The Global Futures study used new economic and environmental modelling to assess what the macroeconomic impact would be if the world pursued “business as usual”, including widespread and untargeted land-use change, continued increase in emissions of greenhouse gases, and further loss of natural habitats. It found this approach would cost the world at least $479 billion a year, adding up to $9.87 trillion by 2050.
This pioneering method of analysis was created through a partnership between WWF, the Global Trade Analysis Project at Purdue University, and the Natural Capital Project, co-founded by the University of Minnesota.
Steve Polasky, Co-Founder of the Natural Capital Project, said: “The world’s economies, businesses and our own well-being all depend on nature. But from climate change, extreme weather and flooding to water shortages, soil erosion and species extinctions, evidence shows that our planet is changing faster than at any other time in history. The way we feed, fuel and finance ourselves is destroying the life-support systems on which we depend, risking global economic devastation.”
The Global Futures study predicts annual global losses by 2050 of:
- $327 billion from damaged protections from flooding, storm surges and erosion due to changes in vegetation along coastlines and sea-level rises
- $128 billion from loss of carbon storage which protects against climate change
- $15 billion from lost habitats for bees and other pollinating insects
- $19 billion from reduced water availability for agriculture
- $7.5 billion from lost forests and forest ecosystem services
Thomas Hertel, Executive Director of the Global Trade and Analysis Project, said: “The science and economics are clear. We can no longer ignore the strong economic case for restoring nature. Inaction will cost us far more than actions aimed at protecting nature’s contributions to the economy. To ensure positive global futures, we need to achieve more sustainable patterns of production and land use, and reform economic and financial systems to incentivize nature-based decision making.”
The study also foresees global price hikes over the next 30 years for key commodities, as the world’s agricultural sector will be hardest hit by declines in nature, such as water shortages and a decrease in bees and other pollinating insects. This could ultimately lead to a rise in food prices for consumers globally, with implications for food security in many regions.
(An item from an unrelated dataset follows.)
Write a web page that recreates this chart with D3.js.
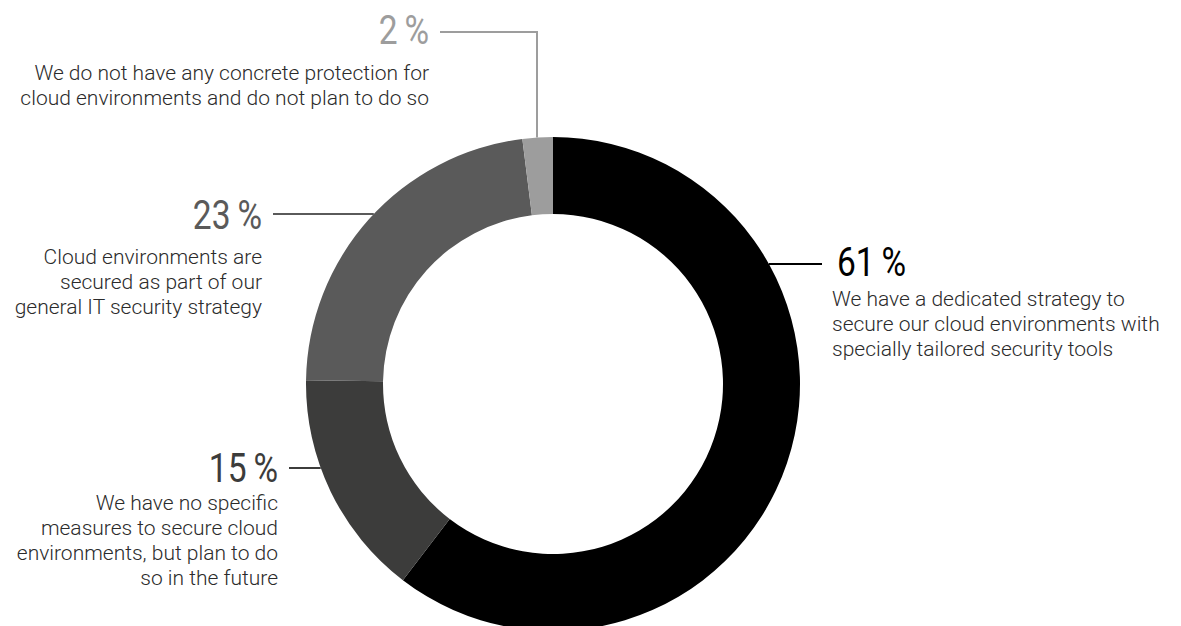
<!DOCTYPE html>
<html>
<head>
<meta charset="utf-8">
<script src="https://cdn.jsdelivr.net/npm/d3@7"></script>
<style>
  body { margin: 0; background: #fff; }
  svg { display: block; }
  .pct { font-family: Roboto, "Noto Sans", sans-serif; font-weight: 400; font-size: 40px; }
  .desc { font-family: Roboto, "Noto Sans", sans-serif; font-weight: 300; font-size: 21px; fill: #2b2b2b; }
</style>
</head>
<body>
<svg width="1181" height="626"></svg>
<script>
// answers, in pie order (clockwise from 12 o'clock)
const categories = ["dedicated", "none_planned", "general_it", "none"];
const values = [61, 15, 23, 2];
const colors = ["#000000", "#3c3c3b", "#5a5a5a", "#9d9d9d"];
const descriptions = [
  ["We have a dedicated strategy to", "secure our cloud environments with", "specially tailored security tools"],
  ["We have no specific", "measures to secure cloud", "environments, but plan to do", "so in the future"],
  ["Cloud environments are", "secured as part of our", "general IT security strategy"],
  ["We do not have any concrete protection for", "cloud environments and do not plan to do so"]
];

const width = 1181, height = 626;
const cx = 553, cy = 384;
const outerR = 247, innerR = 170;

const svg = d3.select("svg");
const g = svg.append("g").attr("transform", `translate(${cx},${cy})`);

const pie = d3.pie().sort(null).value(d => d);
const arc = d3.arc().innerRadius(innerR).outerRadius(outerR);
const arcs = pie(values);

g.selectAll("path.slice")
  .data(arcs)
  .enter()
  .append("path")
  .attr("class", "slice")
  .attr("d", arc)
  .attr("fill", (d, i) => colors[i]);

// label layout: side, y of leader line, where the text starts/ends
// (hand placed to match the original, leader hits the ring at that y)
const labels = [
  { side: "right", lineY: 264, textX: 822, pctY: 276, descY: 306 },
  { side: "left", lineY: 468, textX: 289, pctY: 482, descY: 510 },
  { side: "left", lineY: 214, textX: 273, pctY: 229, descY: 264 },
  { side: "top", lineY: 32, textX: 440, elbowX: 537, pctY: 44, descY: 80 }
];

// point on outer ring at a given y (for right/left), or at given x (for top)
function ringX(y, side) {
  const dy = y - cy;
  const dx = Math.sqrt(outerR * outerR - dy * dy);
  return side === "right" ? cx + dx : cx - dx;
}
function ringY(x) {
  const dx = x - cx;
  return cy - Math.sqrt(outerR * outerR - dx * dx);
}

const lbl = svg.append("g");
const lineH = 25;

labels.forEach((L, i) => {
  const col = colors[i];
  let pts;
  if (L.side === "top") {
    pts = [[L.textX, L.lineY], [L.elbowX, L.lineY], [L.elbowX, ringY(L.elbowX)]];
  } else if (L.side === "right") {
    pts = [[ringX(L.lineY, "right"), L.lineY], [L.textX, L.lineY]];
  } else {
    pts = [[L.textX, L.lineY], [ringX(L.lineY, "left"), L.lineY]];
  }
  lbl.append("path")
    .attr("d", d3.line()(pts))
    .attr("fill", "none")
    .attr("stroke", col)
    .attr("stroke-width", 2);

  const anchor = L.side === "right" ? "start" : "end";
  const tx = L.side === "right" ? L.textX + 15 : L.textX - 11;
  const dx = L.side === "right" ? L.textX + 10 : L.textX - 11;

  lbl.append("text")
    .attr("class", "pct")
    .attr("transform", `translate(${tx},${L.pctY}) scale(0.84,1)`)
    .attr("text-anchor", anchor)
    .attr("fill", col)
    .text(values[i] + "\u2009%");

  const t = lbl.append("text")
    .attr("class", "desc")
    .attr("text-anchor", anchor);
  descriptions[i].forEach((s, k) => {
    t.append("tspan")
      .attr("x", dx)
      .attr("y", L.descY + k * lineH)
      .text(s);
  });
});
</script>
</body>
</html>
Predicted price rises by 2050 for key commodities include:
- Timber +8%
- Cotton +6%
- Oil seeds +4%
- Fruit and vegetables +3%
Mr Lambertini said: “We depend on nature much more than nature depends on us. It is hard to imagine a stable, just and prosperous society if forests disappear, pollinators vanish, biodiversity collapses and rivers and the ocean are depleted. The good news is that these disastrous outcomes can be averted if – instead of business as usual - governments act urgently to halt nature loss and tackle our planetary emergency. We need nothing short of a New Deal for Nature and People, as comprehensive, ambitious and science based as the global climate deal agreed in Paris in 2015.”